=== MATERIAL TO PROCESS ===

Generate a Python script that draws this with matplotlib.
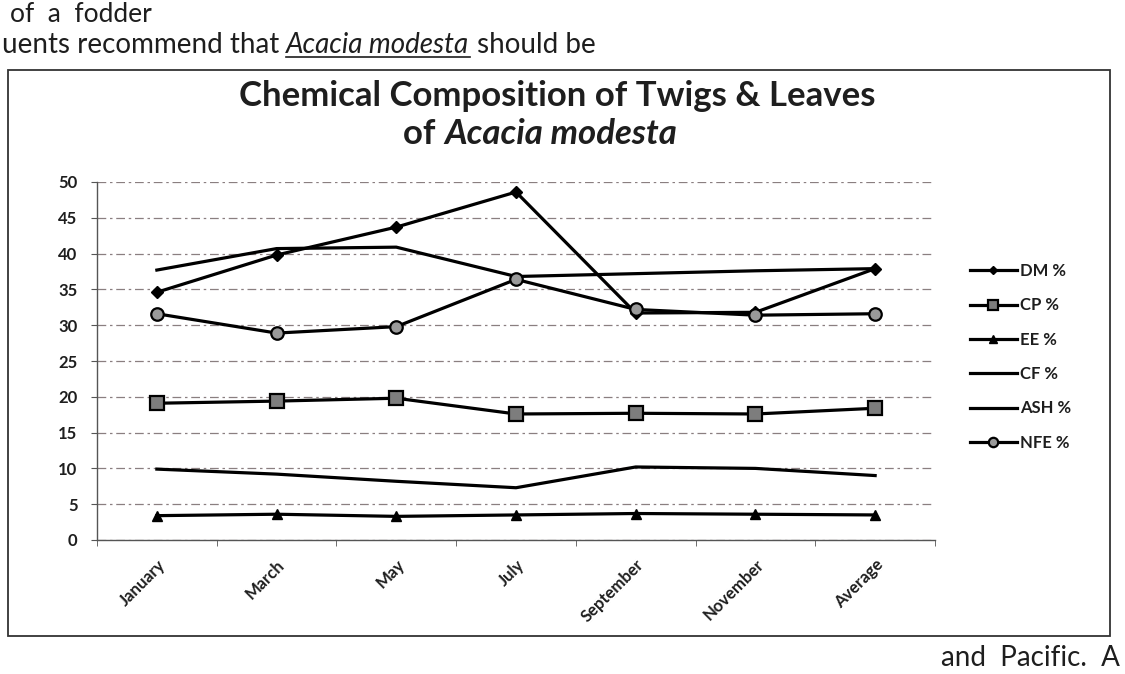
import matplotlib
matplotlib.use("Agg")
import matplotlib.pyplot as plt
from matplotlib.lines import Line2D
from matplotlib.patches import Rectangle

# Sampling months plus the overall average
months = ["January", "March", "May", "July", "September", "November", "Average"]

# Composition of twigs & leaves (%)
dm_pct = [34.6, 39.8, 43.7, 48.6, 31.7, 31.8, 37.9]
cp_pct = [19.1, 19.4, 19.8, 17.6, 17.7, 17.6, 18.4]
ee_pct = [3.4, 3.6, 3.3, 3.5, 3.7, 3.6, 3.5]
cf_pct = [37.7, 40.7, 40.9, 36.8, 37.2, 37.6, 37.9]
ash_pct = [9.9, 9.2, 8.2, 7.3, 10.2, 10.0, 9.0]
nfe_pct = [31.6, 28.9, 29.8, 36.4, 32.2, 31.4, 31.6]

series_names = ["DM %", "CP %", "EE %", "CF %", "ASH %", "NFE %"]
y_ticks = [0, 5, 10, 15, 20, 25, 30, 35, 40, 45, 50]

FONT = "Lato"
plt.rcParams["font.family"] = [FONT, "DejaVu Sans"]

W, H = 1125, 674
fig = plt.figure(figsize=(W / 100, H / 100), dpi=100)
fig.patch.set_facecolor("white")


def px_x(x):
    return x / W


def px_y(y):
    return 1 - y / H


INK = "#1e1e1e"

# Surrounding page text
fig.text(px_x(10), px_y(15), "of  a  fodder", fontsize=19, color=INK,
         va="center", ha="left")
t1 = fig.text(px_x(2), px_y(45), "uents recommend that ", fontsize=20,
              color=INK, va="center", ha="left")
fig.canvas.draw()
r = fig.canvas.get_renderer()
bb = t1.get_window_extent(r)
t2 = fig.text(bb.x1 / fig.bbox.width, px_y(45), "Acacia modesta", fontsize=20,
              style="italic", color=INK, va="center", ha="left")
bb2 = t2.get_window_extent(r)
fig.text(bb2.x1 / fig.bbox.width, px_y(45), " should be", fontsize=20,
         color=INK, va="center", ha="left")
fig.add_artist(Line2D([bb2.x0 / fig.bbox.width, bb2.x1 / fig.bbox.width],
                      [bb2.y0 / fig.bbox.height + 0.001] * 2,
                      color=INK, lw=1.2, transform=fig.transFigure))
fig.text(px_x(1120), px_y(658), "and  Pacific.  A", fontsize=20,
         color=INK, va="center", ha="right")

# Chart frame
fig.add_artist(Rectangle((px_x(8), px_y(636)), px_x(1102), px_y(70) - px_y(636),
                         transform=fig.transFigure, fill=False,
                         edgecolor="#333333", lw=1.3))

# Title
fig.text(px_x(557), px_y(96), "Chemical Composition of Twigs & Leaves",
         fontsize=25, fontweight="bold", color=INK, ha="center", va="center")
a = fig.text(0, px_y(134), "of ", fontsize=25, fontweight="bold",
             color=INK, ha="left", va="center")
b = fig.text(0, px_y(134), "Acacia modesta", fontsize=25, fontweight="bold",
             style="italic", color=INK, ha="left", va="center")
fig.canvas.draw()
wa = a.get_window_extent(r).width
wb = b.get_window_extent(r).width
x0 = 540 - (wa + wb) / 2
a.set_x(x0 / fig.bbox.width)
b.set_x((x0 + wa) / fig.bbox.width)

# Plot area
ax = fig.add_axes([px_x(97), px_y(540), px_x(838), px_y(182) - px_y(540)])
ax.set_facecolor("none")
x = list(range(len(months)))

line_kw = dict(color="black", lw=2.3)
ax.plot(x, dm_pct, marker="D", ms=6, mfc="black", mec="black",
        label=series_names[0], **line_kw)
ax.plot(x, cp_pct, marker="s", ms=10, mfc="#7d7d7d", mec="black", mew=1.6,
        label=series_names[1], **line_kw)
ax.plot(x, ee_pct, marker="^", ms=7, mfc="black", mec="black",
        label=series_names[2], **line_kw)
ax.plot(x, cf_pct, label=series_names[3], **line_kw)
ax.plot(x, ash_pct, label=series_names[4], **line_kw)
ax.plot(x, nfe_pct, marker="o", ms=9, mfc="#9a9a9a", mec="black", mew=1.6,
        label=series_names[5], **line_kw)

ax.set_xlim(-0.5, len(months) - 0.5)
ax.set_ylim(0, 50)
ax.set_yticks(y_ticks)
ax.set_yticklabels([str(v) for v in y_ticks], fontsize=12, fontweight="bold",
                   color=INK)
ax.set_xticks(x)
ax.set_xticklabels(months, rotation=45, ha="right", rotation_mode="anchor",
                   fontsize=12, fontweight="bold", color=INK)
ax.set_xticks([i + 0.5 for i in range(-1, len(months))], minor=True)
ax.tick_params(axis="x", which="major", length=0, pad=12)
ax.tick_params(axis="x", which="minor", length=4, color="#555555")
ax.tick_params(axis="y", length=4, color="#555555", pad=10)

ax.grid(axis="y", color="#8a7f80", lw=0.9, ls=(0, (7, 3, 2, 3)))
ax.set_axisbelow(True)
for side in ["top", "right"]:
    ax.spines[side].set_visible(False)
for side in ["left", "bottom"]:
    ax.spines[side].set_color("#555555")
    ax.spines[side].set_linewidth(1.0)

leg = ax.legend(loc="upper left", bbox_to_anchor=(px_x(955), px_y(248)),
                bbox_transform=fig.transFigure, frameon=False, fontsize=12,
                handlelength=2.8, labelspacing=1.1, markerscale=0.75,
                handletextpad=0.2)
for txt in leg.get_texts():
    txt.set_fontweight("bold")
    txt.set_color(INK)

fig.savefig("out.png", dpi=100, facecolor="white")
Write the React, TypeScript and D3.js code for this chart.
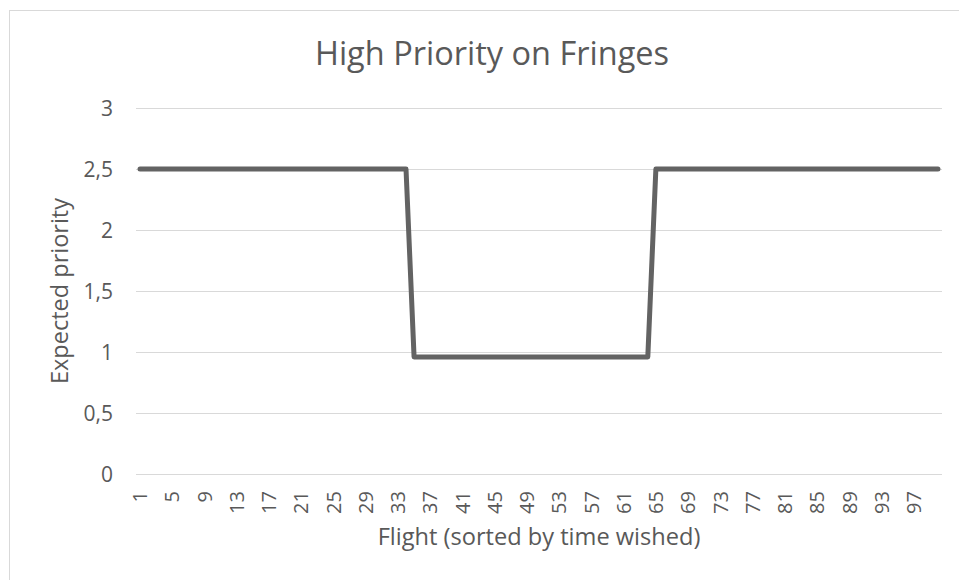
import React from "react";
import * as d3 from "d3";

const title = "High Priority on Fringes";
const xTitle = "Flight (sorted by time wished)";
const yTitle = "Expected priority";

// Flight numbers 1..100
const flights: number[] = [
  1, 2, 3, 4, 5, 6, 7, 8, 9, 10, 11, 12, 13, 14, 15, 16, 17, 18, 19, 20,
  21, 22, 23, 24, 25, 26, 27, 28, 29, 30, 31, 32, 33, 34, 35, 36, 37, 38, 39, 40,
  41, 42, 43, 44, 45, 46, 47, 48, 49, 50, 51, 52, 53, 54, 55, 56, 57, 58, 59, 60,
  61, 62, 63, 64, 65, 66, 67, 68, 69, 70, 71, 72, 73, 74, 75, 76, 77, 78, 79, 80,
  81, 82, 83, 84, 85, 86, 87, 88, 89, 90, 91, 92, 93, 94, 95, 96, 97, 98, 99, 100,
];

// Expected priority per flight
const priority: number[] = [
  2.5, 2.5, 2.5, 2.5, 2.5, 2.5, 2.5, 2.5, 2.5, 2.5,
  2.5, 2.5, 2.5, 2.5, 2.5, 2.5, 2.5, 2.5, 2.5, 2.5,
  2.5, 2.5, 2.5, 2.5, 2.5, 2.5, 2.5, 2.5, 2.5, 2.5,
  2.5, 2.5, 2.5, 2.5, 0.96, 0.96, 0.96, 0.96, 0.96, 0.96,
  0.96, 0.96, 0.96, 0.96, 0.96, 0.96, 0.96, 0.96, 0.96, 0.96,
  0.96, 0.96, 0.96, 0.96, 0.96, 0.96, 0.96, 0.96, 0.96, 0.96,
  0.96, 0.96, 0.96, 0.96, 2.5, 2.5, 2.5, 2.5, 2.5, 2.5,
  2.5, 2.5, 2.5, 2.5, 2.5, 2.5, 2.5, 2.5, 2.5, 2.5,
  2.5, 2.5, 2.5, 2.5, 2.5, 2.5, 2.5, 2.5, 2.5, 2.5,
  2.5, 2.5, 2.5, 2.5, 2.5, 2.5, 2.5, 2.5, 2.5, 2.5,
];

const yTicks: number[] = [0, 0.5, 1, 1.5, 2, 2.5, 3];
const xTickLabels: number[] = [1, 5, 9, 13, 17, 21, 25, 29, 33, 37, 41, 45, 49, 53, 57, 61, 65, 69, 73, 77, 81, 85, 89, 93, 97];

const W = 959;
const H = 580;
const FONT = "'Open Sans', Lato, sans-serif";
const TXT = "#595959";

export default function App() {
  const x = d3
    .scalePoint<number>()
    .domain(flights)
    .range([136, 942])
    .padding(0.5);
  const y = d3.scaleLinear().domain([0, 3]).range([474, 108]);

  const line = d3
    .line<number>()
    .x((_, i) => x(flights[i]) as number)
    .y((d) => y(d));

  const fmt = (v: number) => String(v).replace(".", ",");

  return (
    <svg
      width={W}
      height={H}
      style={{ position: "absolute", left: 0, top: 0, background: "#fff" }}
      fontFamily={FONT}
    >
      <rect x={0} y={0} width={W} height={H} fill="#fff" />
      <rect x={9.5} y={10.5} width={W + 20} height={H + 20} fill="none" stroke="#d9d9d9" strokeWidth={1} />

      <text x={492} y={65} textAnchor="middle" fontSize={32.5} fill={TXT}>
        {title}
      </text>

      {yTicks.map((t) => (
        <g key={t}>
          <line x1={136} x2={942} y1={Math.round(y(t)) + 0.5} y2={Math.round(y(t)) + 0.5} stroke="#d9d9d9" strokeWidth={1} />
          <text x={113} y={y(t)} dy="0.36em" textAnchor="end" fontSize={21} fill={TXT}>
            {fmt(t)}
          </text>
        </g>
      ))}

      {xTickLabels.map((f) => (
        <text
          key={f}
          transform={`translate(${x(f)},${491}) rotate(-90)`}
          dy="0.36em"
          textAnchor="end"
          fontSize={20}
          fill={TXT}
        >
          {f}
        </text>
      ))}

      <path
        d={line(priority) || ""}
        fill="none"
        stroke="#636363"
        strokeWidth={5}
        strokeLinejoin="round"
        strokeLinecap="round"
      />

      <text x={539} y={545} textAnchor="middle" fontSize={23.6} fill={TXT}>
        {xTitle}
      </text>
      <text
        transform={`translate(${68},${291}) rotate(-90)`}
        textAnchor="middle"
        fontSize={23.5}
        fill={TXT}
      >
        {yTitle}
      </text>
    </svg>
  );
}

===

# JOB
Would you restate, exactly and with no pictures, the lines of the entries above from the one containing "Write the React, TypeScript" through the one containing "const fmt = (v: number)"?

# OUTPUT OF THE TASK
Write the React, TypeScript and D3.js code for this chart.
import React from "react";
import * as d3 from "d3";

const title = "High Priority on Fringes";
const xTitle = "Flight (sorted by time wished)";
const yTitle = "Expected priority";

// Flight numbers 1..100
const flights: number[] = [
  1, 2, 3, 4, 5, 6, 7, 8, 9, 10, 11, 12, 13, 14, 15, 16, 17, 18, 19, 20,
  21, 22, 23, 24, 25, 26, 27, 28, 29, 30, 31, 32, 33, 34, 35, 36, 37, 38, 39, 40,
  41, 42, 43, 44, 45, 46, 47, 48, 49, 50, 51, 52, 53, 54, 55, 56, 57, 58, 59, 60,
  61, 62, 63, 64, 65, 66, 67, 68, 69, 70, 71, 72, 73, 74, 75, 76, 77, 78, 79, 80,
  81, 82, 83, 84, 85, 86, 87, 88, 89, 90, 91, 92, 93, 94, 95, 96, 97, 98, 99, 100,
];

// Expected priority per flight
const priority: number[] = [
  2.5, 2.5, 2.5, 2.5, 2.5, 2.5, 2.5, 2.5, 2.5, 2.5,
  2.5, 2.5, 2.5, 2.5, 2.5, 2.5, 2.5, 2.5, 2.5, 2.5,
  2.5, 2.5, 2.5, 2.5, 2.5, 2.5, 2.5, 2.5, 2.5, 2.5,
  2.5, 2.5, 2.5, 2.5, 0.96, 0.96, 0.96, 0.96, 0.96, 0.96,
  0.96, 0.96, 0.96, 0.96, 0.96, 0.96, 0.96, 0.96, 0.96, 0.96,
  0.96, 0.96, 0.96, 0.96, 0.96, 0.96, 0.96, 0.96, 0.96, 0.96,
  0.96, 0.96, 0.96, 0.96, 2.5, 2.5, 2.5, 2.5, 2.5, 2.5,
  2.5, 2.5, 2.5, 2.5, 2.5, 2.5, 2.5, 2.5, 2.5, 2.5,
  2.5, 2.5, 2.5, 2.5, 2.5, 2.5, 2.5, 2.5, 2.5, 2.5,
  2.5, 2.5, 2.5, 2.5, 2.5, 2.5, 2.5, 2.5, 2.5, 2.5,
];

const yTicks: number[] = [0, 0.5, 1, 1.5, 2, 2.5, 3];
const xTickLabels: number[] = [1, 5, 9, 13, 17, 21, 25, 29, 33, 37, 41, 45, 49, 53, 57, 61, 65, 69, 73, 77, 81, 85, 89, 93, 97];

const W = 959;
const H = 580;
const FONT = "'Open Sans', Lato, sans-serif";
const TXT = "#595959";

export default function App() {
  const x = d3
    .scalePoint<number>()
    .domain(flights)
    .range([136, 942])
    .padding(0.5);
  const y = d3.scaleLinear().domain([0, 3]).range([474, 108]);

  const line = d3
    .line<number>()
    .x((_, i) => x(flights[i]) as number)
    .y((d) => y(d));

  const fmt = (v: number) => String(v).replace(".", ",");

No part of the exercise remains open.